L’autenticazione di un’opera d’arte è l’elemento fondamentale non solo per attribuirla all’artista, ma anche per fissarne il valore economico. Fino a quando l’artista è in vita, ovviamente l’autenticazione spetta a lui. Dopo la morte, invece, la legge sul diritto d’autore stabilisce che la certificazione di autenticità delle opere spetta ai suoi familiari: coniuge e figli e, in loro mancanza, genitori e altri ascendenti e discendenti diretti. Parte della giurisprudenza, tuttavia, è orientata a consentire anche l’autenticazione venga fatta da soggetti terzi come fondazioni, gallerie d’arte e critici. Nel caso di Gino De Dominicis l’erede, assistita dallo studio legale Brunelli, ha costituito l’“Archivio Gino De Dominicis”, che sarebbe appunto l’unico considerato autenticatore ufficiale delle opere. Inoltre, esiste una prassi nel mercato dell’arte per cui vengono ritenute autentiche solo le opere inserite nel catalogo generale dell’artista, considerato una sorta di registro dell’autenticità del suo lavoro e che, nel caso di De Dominicis è curato dalla commissione scientifica dell’Archivio.

Nel caso di Sgarbi, invece, il certificato di autenticazione veniva prodotto dalla Fondazione Archivio Gino De Dominicis, la cui vice presidente è Marta Massaioli.

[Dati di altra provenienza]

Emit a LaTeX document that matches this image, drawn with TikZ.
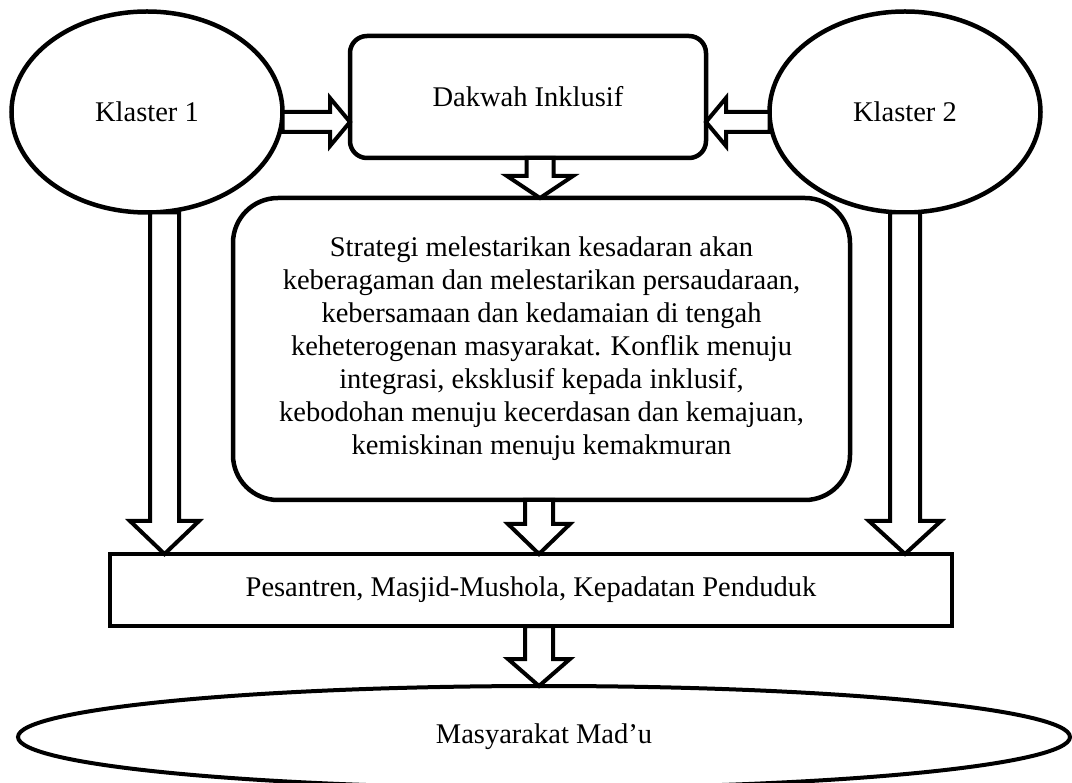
\documentclass[tikz,border=0pt]{standalone}
\usepackage{fontspec}
\setmainfont{Liberation Serif}
\usetikzlibrary{shapes.geometric,calc}
\tikzset{
  lbl/.style={font=\fontsize{28.5}{33}\selectfont, text=black},
  oval/.style={ellipse, draw, line width=4.5pt, fill=white, inner sep=0pt, outer sep=0pt, lbl},
  rbox/.style={rectangle, draw, line width=4.5pt, fill=white, inner sep=0pt, outer sep=0pt, lbl},
  blk/.style={draw, line width=4pt, fill=white, line join=miter},
}
% vertical block arrow: #1 x, #2 from node anchor, #3 to node anchor, #4 head length, #5 shaft half, #6 head half
\newcommand\blkdown[6]{%
  \draw[blk] let \p1=(#2), \p2=(#3), \p3=(#1,0) in
   (\x3-#5pt,\y1) -- (\x3-#5pt,\y2+#4pt) -- (\x3-#6pt,\y2+#4pt) -- (\x3,\y2)
   -- (\x3+#6pt,\y2+#4pt) -- (\x3+#5pt,\y2+#4pt) -- (\x3+#5pt,\y1) -- cycle;}
% horizontal block arrow pointing right: #1 y, #2 from, #3 to, #4 head length
\newcommand\blkright[4]{%
  \draw[blk] let \p1=(#2), \p2=(#3), \p3=(0,#1) in
   (\x1,\y3+10pt) -- (\x2-#4pt,\y3+10pt) -- (\x2-#4pt,\y3+24pt) -- (\x2,\y3)
   -- (\x2-#4pt,\y3-24pt) -- (\x2-#4pt,\y3-10pt) -- (\x1,\y3-10pt) -- cycle;}
% horizontal block arrow pointing left
\newcommand\blkleft[4]{%
  \draw[blk] let \p1=(#2), \p2=(#3), \p3=(0,#1) in
   (\x1,\y3+10pt) -- (\x2+#4pt,\y3+10pt) -- (\x2+#4pt,\y3+24pt) -- (\x2,\y3)
   -- (\x2+#4pt,\y3-24pt) -- (\x2+#4pt,\y3-10pt) -- (\x1,\y3-10pt) -- cycle;}
\begin{document}
\begin{tikzpicture}[x=1pt,y=-1pt]
\useasboundingbox[fill=white] (0,0) rectangle (1072,783);
\begin{scope}
\clip (0,0) rectangle (1072,783);
\node[oval, minimum width=271pt, minimum height=201pt] (K1) at (147,112) {Klaster 1};
\node[oval, minimum width=271pt, minimum height=201pt] (K2) at (905,112) {Klaster 2};
\node[rbox, rounded corners=17pt, minimum width=356pt, minimum height=122pt] (D) at (528,97) {Dakwah Inklusif};
\node[rbox, rounded corners=45pt, minimum width=617pt, minimum height=302pt, align=center] (S) at (541.5,349)
 {Strategi melestarikan kesadaran akan\\
  keberagaman dan melestarikan persaudaraan,\\
  kebersamaan dan kedamaian di tengah\\
  keheterogenan masyarakat. Konflik menuju\\
  integrasi, eksklusif kepada inklusif,\\
  kebodohan menuju kecerdasan dan kemajuan,\\
  kemiskinan menuju kemakmuran};
\node[rbox, minimum width=842pt, minimum height=72pt] (P) at (531,590) {Pesantren, Masjid-Mushola, Kepadatan Penduduk};
\node[oval, line width=4pt, minimum width=1052pt, minimum height=102pt] (M) at (544,737) {Masyarakat Mad’u};
\blkright{122}{K1.east}{D.west}{20}
\blkleft{122}{K2.west}{D.east}{20}
\blkdown{540}{D.south}{S.north}{22}{13.5}{33}
\blkdown{164.5}{K1.south}{P.north}{33}{14.5}{34.5}
\blkdown{905}{K2.south}{P.north}{33}{15}{36}
\blkdown{539}{S.south}{P.north}{30}{14}{31}
\blkdown{539}{P.south}{M.north}{27}{14}{31}
\end{scope}
\end{tikzpicture}
\end{document}
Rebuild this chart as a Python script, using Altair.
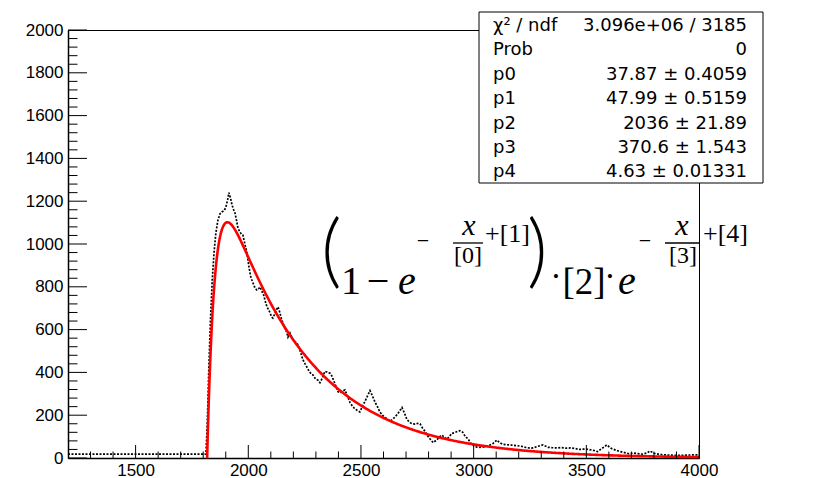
import numpy as np
import pandas as pd
import altair as alt

# ---- histogram contents (x, counts) ----
hist_x = [1200, 1300, 1400, 1500, 1600, 1700, 1812, 1818, 1825, 1832, 1840, 1848, 1856, 1865,
          1874, 1883, 1892, 1900, 1908, 1914, 1921, 1928, 1935, 1941, 1948, 1954, 1963, 1970,
          1976, 1985, 1994, 2002, 2010, 2016, 2024, 2030, 2038, 2045, 2052, 2060, 2068, 2076,
          2083, 2090, 2096, 2103, 2109, 2116, 2124, 2132, 2140, 2147, 2154, 2162, 2170, 2176,
          2185, 2195, 2205, 2216, 2222, 2229, 2236, 2243, 2252, 2260, 2270, 2280, 2287, 2298,
          2309, 2318, 2328, 2340, 2349, 2356, 2362, 2370, 2376, 2387, 2398, 2407, 2418, 2429,
          2440, 2451, 2462, 2473, 2484, 2495, 2506, 2518, 2529, 2540, 2551, 2562, 2573, 2584,
          2595, 2606, 2618, 2629, 2640, 2651, 2662, 2672, 2682, 2693, 2704, 2715, 2726, 2740,
          2752, 2762, 2773, 2784, 2795, 2806, 2820, 2837, 2850, 2859, 2870, 2881, 2892, 2903,
          2915, 2928, 2939, 2952, 2963, 2975, 2986, 3006, 3028, 3050, 3070, 3086, 3103, 3115,
          3130, 3150, 3170, 3190, 3210, 3230, 3250, 3263, 3285, 3307, 3330, 3350, 3370, 3390,
          3410, 3430, 3450, 3470, 3490, 3510, 3530, 3550, 3570, 3591, 3610, 3630, 3650, 3670,
          3690, 3710, 3730, 3750, 3770, 3782, 3800, 3820, 3840, 3860, 3880, 3900, 3920, 3940,
          3960, 3980, 4000]
hist_y = [18, 18, 18, 18, 18, 18, 18, 160, 420, 640, 830, 960, 1050, 1110,
          1140, 1150, 1155, 1170, 1205, 1240, 1215, 1182, 1160, 1145, 1110, 1075, 1056, 1045,
          1042, 1000, 958, 900, 850, 832, 810, 794, 785, 790, 799, 780, 762, 730,
          706, 692, 680, 660, 654, 670, 690, 706, 680, 650, 631, 605, 590, 565,
          584, 560, 545, 537, 525, 505, 480, 458, 440, 425, 405, 392, 388, 370,
          364, 352, 372, 405, 402, 398, 397, 385, 370, 340, 310, 304, 312, 318,
          290, 260, 242, 230, 222, 215, 240, 265, 290, 315, 290, 262, 240, 215,
          200, 190, 182, 172, 180, 192, 205, 220, 236, 210, 180, 168, 160, 158,
          162, 160, 140, 125, 105, 90, 72, 85, 100, 107, 98, 88, 100, 115,
          118, 124, 128, 120, 100, 90, 70, 52, 50, 52, 60, 68, 84, 72,
          64, 62, 60, 58, 55, 50, 46, 47, 55, 61, 50, 48, 47, 49,
          46, 47, 44, 40, 42, 40, 36, 30, 45, 61, 45, 37, 30, 25,
          20, 23, 20, 18, 24, 33, 22, 18, 15, 14, 13, 12, 12, 13,
          14, 15, 14]

# ---- fit (stats box contents) ----
par_names = ["p0", "p1", "p2", "p3", "p4"]
par_vals = [37.87, 47.99, 2036, 370.6, 4.63]
par_errs = ["0.4059", "0.5159", "21.89", "1.543", "0.01331"]
chi2_text = "3.096e+06 / 3185"
prob_text = "0"

# axis ticks
x_major = list(range(1500, 4001, 500))
x_minor = [v for v in range(1300, 4000, 100) if v % 500]
y_major = list(range(0, 2001, 200))
y_minor = [v for v in range(40, 2000, 40) if v % 200]

X_RANGE = [1200, 4000]
Y_RANGE = [0, 2000]

# frame geometry (pixels)
L, T = 68, 30
W, H = 631, 428


def fit_func(x, p):
    return (1 - np.exp(-x / p[0] + p[1])) * p[2] * np.exp(-x / p[3] + p[4])


x_start = par_vals[0] * par_vals[1]          # where the fit crosses zero
fit_x = np.concatenate([[x_start], x_start + np.geomspace(1e-3, 60, 120),
                        np.linspace(x_start + 61, 4000, 500)])
fit_y = np.clip(fit_func(fit_x, par_vals), 0, None)

hist_df = pd.DataFrame({"x": hist_x, "y": hist_y})
fit_df = pd.DataFrame({"x": fit_x, "y": fit_y})

xs = alt.Scale(domain=X_RANGE, nice=False, zero=False)
ys = alt.Scale(domain=Y_RANGE, nice=False)

AX_FONT = "Liberation Sans"
x_axis = alt.Axis(values=x_major, format="d", ticks=False, grid=False, title=None,
                  labelFont=AX_FONT, labelFontSize=17, labelColor="black", labelPadding=4,
                  labelFlush=False, labelOverlap=False, domainColor="black", domainWidth=1.5)
y_axis = alt.Axis(values=y_major, format="d", ticks=False, grid=False, title=None,
                  labelFont=AX_FONT, labelFontSize=17, labelColor="black", labelPadding=5,
                  labelOverlap=False, domainColor="black", domainWidth=1.5)


def X(field):
    return alt.X(field, type="quantitative", scale=xs, axis=x_axis)


def Y(field):
    return alt.Y(field, type="quantitative", scale=ys, axis=y_axis)


hist = alt.Chart(hist_df).mark_line(color="black", strokeWidth=1.7, strokeDash=[2, 1.5]).encode(
    x=X("x"), y=Y("y"))

fit = alt.Chart(fit_df).mark_line(color="#ff0000", strokeWidth=2.6).encode(x=X("x"), y=Y("y"))

# inner tick marks, ROOT style
xt_major = alt.Chart(pd.DataFrame({"v": x_major})).mark_rule(color="black", strokeWidth=1).encode(
    x=X("v"), y=alt.value(H), y2=alt.value(H - 13))
xt_minor = alt.Chart(pd.DataFrame({"v": x_minor})).mark_rule(color="black", strokeWidth=1).encode(
    x=X("v"), y=alt.value(H), y2=alt.value(H - 6.5))
yt_major = alt.Chart(pd.DataFrame({"v": y_major})).mark_rule(color="black", strokeWidth=1).encode(
    y=Y("v"), x=alt.value(0), x2=alt.value(19))
yt_minor = alt.Chart(pd.DataFrame({"v": y_minor})).mark_rule(color="black", strokeWidth=1).encode(
    y=Y("v"), x=alt.value(0), x2=alt.value(9.5))

one = pd.DataFrame({"k": [0]})

# ---- stats box ----
BOX = dict(x0=479, x1=763, y0=12, y1=183)
box = alt.Chart(one).mark_rect(fill="white", stroke="black", strokeWidth=1).encode(
    x=alt.value(BOX["x0"] - L), x2=alt.value(BOX["x1"] - L),
    y=alt.value(BOX["y0"] - T), y2=alt.value(BOX["y1"] - T))

stat_names = ["χ² / ndf", "Prob"] + par_names
stat_vals = [chi2_text, prob_text] + [f"{v:g} ± {e}" for v, e in zip(par_vals, par_errs)]
stats_df = pd.DataFrame({"row": range(len(stat_names)), "name": stat_names, "val": stat_vals})
ROW0, ROWH = 31, 24.4
STAT_FONT = "DejaVu Sans"
stats_base = alt.Chart(stats_df).transform_calculate(
    py=f"{ROW0 - T} + datum.row * {ROWH}")
stat_left = stats_base.mark_text(align="left", baseline="alphabetic", font=STAT_FONT,
                                 fontSize=18, color="black").encode(
    x=alt.value(493 - L), y=alt.Y("py:Q", scale=None), text="name:N")
stat_right = stats_base.mark_text(align="right", baseline="alphabetic", font=STAT_FONT,
                                  fontSize=18, color="black").encode(
    x=alt.value(747 - L), y=alt.Y("py:Q", scale=None), text="val:N")

# ---- fit function written out ----
F_FONT = "Liberation Serif"
PAREN_FONT = "Lato"


def txt(s, ax, ay, size, italic=False, align="left", font=F_FONT, weight="normal"):
    return alt.Chart(one).mark_text(text=s, font=font, fontSize=size, fontWeight=weight,
                                    fontStyle="italic" if italic else "normal",
                                    align=align, baseline="alphabetic", color="black").encode(
        x=alt.value(ax - L), y=alt.value(ay - T))


def bar(ax0, ax1, ay):
    return alt.Chart(one).mark_rule(color="black", strokeWidth=1.3).encode(
        x=alt.value(ax0 - L), x2=alt.value(ax1 - L), y=alt.value(ay - T))


BASE = 294
formula = [
    txt("(", 321, 278, 80, font=PAREN_FONT, weight=300),
    txt("1", 341, BASE, 40),
    txt("−", 378, BASE, 40, align="center"),
    txt("e", 398, BASE, 40, italic=True),
    txt("−", 423, 248, 22, align="center"),
    txt("x", 469, 235, 30, italic=True, align="center"),
    bar(453, 483, 243),
    txt("[0]", 468, 263, 24, align="center"),
    txt("+[1]", 485, 242, 26),
    txt(")", 527, 278, 80, font=PAREN_FONT, weight=300),
    txt("·", 556, 287, 34, align="center"),
    txt("[2]", 584, BASE, 37, align="center"),
    txt("·", 610, 287, 34, align="center"),
    txt("e", 618, BASE, 40, italic=True),
    txt("−", 645, 248, 22, align="center"),
    txt("x", 682, 235, 30, italic=True, align="center"),
    bar(665, 700, 243),
    txt("[3]", 683, 263, 24, align="center"),
    txt("+[4]", 703, 242, 26),
]

chart = alt.layer(
    hist, fit, xt_major, xt_minor, yt_major, yt_minor, box, stat_left, stat_right, *formula
).properties(
    width=W, height=H, autosize=alt.AutoSizeParams(type="none"),
    padding={"left": L, "top": T, "right": 815 - L - W, "bottom": 478 - T - H},
    background="white"
).configure_view(stroke="black", strokeWidth=1)

chart.save("out.html", embed_options={"renderer": "svg", "actions": False})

Intersecando le norme sul diritto d’autore con il codice penale, tuttavia, la questione assume un ulteriore aspetto problematico. «La contestazione mossa dall’erede di De Dominicis ai membri della Fondazione è sostanziale: non solo quella di essersi sovrapposti all’autorità riconosciuta come l’unica a poter autenticare, ma prima di tutto che ha autenticato opere false», spiega il legale di parte civile, l’avvocato David Brunelli. Il punto, infatti, è che il falso d’arte non sussiste se le opere sono in effetti vere, anche se autenticate da un soggetto non legittimato. Invece, in questo caso, l’ipotesi accusatoria – sostenuta dalla perizia del consulente della procura – è che il giudizio di autenticità di Sgarbi non sia corretto e che dunque siano state fatte circolare opere false dell’autore.